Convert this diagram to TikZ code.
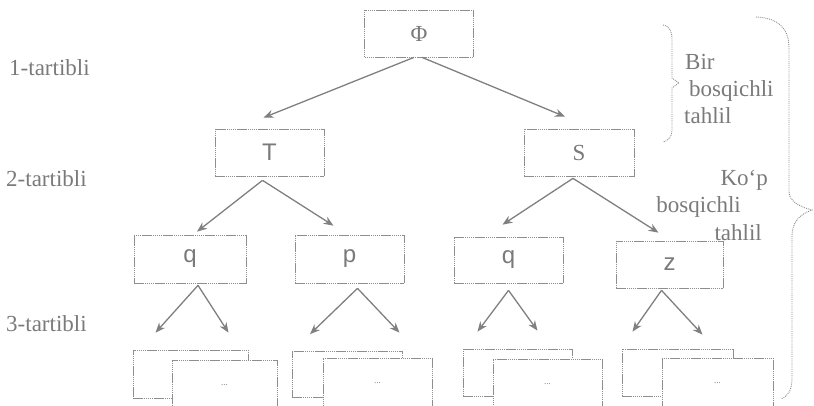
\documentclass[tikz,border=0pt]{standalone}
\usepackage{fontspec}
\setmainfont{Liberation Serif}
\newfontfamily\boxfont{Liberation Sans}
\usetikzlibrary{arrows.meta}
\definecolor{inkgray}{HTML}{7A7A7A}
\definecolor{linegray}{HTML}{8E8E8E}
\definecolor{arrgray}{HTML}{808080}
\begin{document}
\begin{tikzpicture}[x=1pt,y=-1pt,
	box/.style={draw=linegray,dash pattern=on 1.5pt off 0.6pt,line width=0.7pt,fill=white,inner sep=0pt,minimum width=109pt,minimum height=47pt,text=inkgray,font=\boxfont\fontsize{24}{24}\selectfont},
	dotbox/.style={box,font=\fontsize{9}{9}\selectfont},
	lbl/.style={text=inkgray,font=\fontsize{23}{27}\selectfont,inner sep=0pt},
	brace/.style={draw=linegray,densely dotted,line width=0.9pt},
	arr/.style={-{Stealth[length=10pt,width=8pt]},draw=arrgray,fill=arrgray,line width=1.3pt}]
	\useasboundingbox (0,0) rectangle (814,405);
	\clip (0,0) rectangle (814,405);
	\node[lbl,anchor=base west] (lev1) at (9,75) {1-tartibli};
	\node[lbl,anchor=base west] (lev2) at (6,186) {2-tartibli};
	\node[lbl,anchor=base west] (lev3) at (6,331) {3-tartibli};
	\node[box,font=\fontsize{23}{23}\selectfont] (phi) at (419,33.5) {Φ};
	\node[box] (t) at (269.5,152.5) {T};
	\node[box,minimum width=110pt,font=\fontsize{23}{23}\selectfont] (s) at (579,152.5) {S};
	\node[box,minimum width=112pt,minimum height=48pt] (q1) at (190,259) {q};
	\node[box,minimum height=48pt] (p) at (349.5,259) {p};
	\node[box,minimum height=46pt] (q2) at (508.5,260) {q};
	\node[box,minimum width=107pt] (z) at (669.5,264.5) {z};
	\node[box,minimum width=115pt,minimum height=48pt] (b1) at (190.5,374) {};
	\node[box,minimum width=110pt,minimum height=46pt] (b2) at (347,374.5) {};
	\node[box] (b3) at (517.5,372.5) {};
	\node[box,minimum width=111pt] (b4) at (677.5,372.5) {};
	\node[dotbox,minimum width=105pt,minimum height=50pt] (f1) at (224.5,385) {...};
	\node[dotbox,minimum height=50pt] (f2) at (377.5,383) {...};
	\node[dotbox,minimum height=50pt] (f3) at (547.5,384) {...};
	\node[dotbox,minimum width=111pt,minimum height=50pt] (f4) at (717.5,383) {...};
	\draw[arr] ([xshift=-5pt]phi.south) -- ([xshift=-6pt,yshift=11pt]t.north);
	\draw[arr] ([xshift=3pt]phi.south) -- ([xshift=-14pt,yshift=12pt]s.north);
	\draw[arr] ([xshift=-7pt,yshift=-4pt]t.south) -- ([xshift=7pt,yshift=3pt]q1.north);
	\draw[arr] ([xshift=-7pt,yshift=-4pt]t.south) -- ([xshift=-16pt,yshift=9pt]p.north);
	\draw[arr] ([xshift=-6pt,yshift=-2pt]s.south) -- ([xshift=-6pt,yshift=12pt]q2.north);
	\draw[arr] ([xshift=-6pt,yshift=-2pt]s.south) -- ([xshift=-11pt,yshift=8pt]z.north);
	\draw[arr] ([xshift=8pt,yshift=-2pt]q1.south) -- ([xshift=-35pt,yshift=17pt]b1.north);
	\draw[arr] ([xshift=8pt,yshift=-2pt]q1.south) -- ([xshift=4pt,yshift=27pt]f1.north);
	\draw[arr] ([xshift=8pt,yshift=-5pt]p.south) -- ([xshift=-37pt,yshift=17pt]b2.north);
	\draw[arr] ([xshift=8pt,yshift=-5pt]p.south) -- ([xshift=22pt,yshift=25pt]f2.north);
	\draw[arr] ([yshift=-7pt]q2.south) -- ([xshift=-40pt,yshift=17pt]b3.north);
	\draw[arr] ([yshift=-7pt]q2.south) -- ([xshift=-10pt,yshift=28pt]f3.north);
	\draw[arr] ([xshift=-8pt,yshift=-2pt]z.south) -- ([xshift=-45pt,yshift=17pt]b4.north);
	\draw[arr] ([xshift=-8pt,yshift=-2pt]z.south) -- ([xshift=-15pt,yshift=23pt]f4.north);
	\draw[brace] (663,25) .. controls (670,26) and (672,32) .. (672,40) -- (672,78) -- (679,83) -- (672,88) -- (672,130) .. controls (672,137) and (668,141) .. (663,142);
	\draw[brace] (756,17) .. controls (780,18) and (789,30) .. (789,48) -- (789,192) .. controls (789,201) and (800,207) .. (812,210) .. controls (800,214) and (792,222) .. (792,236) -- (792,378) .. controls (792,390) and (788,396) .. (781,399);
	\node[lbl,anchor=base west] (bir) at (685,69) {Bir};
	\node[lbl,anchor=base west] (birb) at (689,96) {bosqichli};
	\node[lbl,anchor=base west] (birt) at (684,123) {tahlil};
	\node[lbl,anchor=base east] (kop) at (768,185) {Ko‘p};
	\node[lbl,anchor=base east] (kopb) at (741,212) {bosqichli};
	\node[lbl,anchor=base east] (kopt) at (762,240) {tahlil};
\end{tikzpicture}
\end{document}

--

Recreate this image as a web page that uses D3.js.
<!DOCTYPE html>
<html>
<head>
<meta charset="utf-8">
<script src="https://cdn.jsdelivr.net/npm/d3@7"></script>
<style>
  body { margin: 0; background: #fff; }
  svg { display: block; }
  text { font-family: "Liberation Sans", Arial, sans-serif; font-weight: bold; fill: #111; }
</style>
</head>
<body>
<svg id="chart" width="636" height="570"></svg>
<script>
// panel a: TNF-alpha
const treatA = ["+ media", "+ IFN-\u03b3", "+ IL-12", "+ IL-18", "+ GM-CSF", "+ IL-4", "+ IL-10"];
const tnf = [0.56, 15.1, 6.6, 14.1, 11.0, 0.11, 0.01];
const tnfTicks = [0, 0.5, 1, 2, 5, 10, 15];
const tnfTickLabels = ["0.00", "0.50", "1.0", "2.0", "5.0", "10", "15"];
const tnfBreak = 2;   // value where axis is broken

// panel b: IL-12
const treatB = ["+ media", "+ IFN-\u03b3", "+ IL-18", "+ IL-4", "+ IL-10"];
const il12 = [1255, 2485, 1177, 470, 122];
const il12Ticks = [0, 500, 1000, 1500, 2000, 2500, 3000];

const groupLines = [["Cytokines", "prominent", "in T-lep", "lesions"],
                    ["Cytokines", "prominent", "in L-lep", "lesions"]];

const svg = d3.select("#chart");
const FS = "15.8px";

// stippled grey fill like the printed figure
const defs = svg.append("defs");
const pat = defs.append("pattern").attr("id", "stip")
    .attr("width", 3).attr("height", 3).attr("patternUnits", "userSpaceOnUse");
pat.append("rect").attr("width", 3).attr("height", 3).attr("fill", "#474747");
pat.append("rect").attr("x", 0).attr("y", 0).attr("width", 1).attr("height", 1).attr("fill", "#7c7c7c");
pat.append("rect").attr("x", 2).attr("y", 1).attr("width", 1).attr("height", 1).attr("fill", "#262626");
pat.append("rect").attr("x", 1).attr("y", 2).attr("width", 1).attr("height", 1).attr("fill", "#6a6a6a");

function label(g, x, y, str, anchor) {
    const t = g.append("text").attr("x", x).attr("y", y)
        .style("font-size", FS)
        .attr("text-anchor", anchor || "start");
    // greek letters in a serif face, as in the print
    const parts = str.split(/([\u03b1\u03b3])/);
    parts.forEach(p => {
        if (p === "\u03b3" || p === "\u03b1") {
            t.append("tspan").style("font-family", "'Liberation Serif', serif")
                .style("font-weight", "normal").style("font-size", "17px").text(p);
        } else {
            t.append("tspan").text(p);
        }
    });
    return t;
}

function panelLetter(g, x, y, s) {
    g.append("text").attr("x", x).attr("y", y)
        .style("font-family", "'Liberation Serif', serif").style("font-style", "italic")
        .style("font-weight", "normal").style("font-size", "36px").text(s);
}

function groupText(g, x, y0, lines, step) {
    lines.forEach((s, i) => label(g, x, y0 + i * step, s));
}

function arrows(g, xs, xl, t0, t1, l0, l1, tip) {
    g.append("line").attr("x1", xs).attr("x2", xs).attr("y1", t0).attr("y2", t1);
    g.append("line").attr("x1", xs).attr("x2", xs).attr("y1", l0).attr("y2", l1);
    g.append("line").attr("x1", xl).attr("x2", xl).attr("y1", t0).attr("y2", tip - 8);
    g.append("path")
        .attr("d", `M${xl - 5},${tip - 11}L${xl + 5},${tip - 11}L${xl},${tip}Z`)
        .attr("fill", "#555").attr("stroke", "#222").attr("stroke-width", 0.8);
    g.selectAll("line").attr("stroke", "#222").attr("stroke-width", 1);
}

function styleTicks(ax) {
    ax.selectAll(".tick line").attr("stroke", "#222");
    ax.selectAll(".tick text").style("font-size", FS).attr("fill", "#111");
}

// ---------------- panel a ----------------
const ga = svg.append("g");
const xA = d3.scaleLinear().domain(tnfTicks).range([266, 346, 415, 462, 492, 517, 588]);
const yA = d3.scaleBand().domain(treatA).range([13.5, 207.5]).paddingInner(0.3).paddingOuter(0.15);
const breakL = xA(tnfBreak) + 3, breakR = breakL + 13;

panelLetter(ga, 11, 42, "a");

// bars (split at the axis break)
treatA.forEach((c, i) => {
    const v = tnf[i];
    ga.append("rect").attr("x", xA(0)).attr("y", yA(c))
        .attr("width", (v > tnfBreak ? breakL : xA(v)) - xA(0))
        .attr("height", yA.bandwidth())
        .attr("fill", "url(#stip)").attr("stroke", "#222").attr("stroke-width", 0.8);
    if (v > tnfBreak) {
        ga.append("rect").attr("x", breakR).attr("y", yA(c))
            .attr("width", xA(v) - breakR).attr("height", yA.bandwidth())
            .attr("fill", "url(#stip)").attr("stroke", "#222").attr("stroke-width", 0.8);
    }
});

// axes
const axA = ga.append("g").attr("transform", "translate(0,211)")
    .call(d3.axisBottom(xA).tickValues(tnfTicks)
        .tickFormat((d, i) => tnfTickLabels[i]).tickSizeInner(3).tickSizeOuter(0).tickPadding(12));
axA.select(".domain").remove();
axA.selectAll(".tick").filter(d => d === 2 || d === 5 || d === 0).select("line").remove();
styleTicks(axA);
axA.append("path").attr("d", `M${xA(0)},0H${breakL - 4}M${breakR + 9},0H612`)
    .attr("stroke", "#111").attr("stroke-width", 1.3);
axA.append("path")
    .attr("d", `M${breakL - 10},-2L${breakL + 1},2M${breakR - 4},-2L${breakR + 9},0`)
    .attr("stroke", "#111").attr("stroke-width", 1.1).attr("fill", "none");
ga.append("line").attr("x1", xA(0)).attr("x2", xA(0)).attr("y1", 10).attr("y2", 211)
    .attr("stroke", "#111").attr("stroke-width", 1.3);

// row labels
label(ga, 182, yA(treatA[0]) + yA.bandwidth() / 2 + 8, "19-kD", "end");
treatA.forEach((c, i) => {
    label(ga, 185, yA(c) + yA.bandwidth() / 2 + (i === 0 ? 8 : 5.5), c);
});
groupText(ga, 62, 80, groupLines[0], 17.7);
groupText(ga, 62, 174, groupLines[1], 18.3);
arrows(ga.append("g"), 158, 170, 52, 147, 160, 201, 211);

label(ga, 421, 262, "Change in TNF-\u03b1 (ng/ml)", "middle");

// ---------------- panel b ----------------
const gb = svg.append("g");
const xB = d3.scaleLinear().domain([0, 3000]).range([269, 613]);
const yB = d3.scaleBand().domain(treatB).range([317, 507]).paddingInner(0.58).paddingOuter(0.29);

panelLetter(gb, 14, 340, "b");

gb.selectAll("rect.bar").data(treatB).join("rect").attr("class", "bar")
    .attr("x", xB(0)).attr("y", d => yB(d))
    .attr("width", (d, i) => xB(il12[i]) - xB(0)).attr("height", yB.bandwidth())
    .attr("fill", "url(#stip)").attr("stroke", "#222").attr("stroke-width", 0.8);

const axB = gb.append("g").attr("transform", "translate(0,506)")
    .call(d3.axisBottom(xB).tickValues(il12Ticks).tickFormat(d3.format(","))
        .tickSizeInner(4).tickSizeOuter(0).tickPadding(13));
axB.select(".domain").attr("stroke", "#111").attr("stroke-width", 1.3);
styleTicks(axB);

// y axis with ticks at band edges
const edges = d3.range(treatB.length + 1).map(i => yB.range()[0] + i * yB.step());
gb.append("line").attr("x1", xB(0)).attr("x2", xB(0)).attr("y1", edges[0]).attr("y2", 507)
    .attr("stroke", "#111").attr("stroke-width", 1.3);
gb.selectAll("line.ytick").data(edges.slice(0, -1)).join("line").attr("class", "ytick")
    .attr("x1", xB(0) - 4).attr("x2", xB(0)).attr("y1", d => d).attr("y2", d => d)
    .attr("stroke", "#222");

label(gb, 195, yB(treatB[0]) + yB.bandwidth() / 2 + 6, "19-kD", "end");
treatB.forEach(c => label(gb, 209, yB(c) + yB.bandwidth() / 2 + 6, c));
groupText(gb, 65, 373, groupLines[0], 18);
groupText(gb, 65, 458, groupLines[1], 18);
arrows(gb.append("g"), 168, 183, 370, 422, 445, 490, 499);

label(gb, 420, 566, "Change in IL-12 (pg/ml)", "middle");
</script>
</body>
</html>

--

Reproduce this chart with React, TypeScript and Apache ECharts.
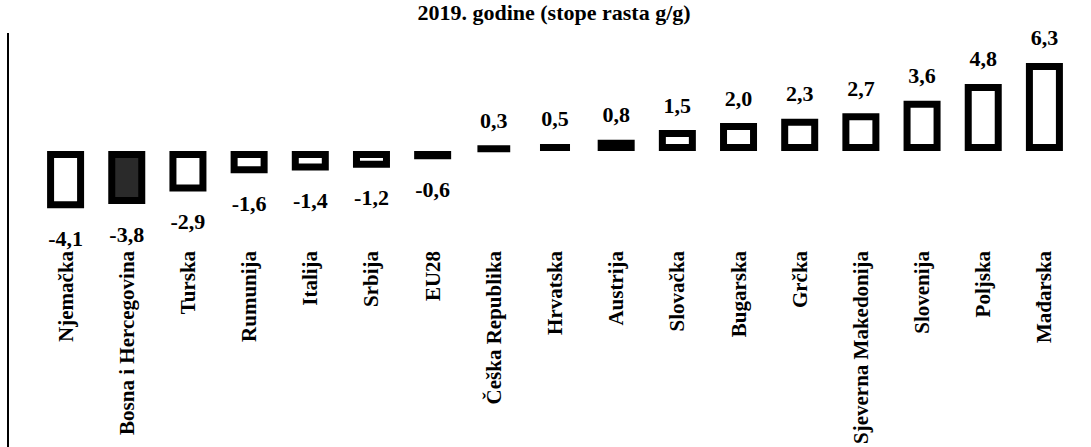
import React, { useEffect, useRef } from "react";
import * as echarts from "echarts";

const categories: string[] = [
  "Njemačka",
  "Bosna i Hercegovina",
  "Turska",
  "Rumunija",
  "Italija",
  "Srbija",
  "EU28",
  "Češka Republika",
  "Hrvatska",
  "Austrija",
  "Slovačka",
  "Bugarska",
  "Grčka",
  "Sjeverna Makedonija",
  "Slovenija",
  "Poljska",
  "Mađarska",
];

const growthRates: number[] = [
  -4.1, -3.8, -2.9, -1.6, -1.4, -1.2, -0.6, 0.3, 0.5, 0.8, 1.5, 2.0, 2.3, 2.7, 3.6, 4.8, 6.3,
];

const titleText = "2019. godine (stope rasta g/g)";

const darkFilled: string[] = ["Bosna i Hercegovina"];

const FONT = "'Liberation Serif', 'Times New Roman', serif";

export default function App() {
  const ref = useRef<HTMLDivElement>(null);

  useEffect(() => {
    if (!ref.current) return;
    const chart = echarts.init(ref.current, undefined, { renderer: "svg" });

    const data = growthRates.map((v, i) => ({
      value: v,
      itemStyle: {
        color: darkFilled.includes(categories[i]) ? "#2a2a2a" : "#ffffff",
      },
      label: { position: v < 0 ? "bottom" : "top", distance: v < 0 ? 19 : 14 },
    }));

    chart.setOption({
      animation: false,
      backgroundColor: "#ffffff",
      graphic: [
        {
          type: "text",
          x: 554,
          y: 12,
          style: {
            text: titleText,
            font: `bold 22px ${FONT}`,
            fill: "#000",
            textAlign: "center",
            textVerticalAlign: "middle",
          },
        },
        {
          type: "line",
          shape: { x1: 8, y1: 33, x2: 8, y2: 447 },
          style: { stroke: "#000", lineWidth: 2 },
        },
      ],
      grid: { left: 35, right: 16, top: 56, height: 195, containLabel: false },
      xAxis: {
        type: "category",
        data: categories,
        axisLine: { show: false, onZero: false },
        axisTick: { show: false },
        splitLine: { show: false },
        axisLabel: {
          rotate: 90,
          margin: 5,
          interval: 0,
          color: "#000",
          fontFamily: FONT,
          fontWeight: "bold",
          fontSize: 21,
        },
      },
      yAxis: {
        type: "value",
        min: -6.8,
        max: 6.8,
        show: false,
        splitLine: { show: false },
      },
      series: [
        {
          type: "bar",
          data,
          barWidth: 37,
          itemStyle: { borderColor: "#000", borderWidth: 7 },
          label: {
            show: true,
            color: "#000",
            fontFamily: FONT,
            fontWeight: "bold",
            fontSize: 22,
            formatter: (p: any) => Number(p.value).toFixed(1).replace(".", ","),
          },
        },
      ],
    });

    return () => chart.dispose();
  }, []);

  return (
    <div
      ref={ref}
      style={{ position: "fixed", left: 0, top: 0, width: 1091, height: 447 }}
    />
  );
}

> Task requirements:
Please list every line of the records that contains "this".

> Written solution:
Convert this diagram to TikZ code.
Recreate this image as a web page that uses D3.js.
Reproduce this chart with React, TypeScript and Apache ECharts.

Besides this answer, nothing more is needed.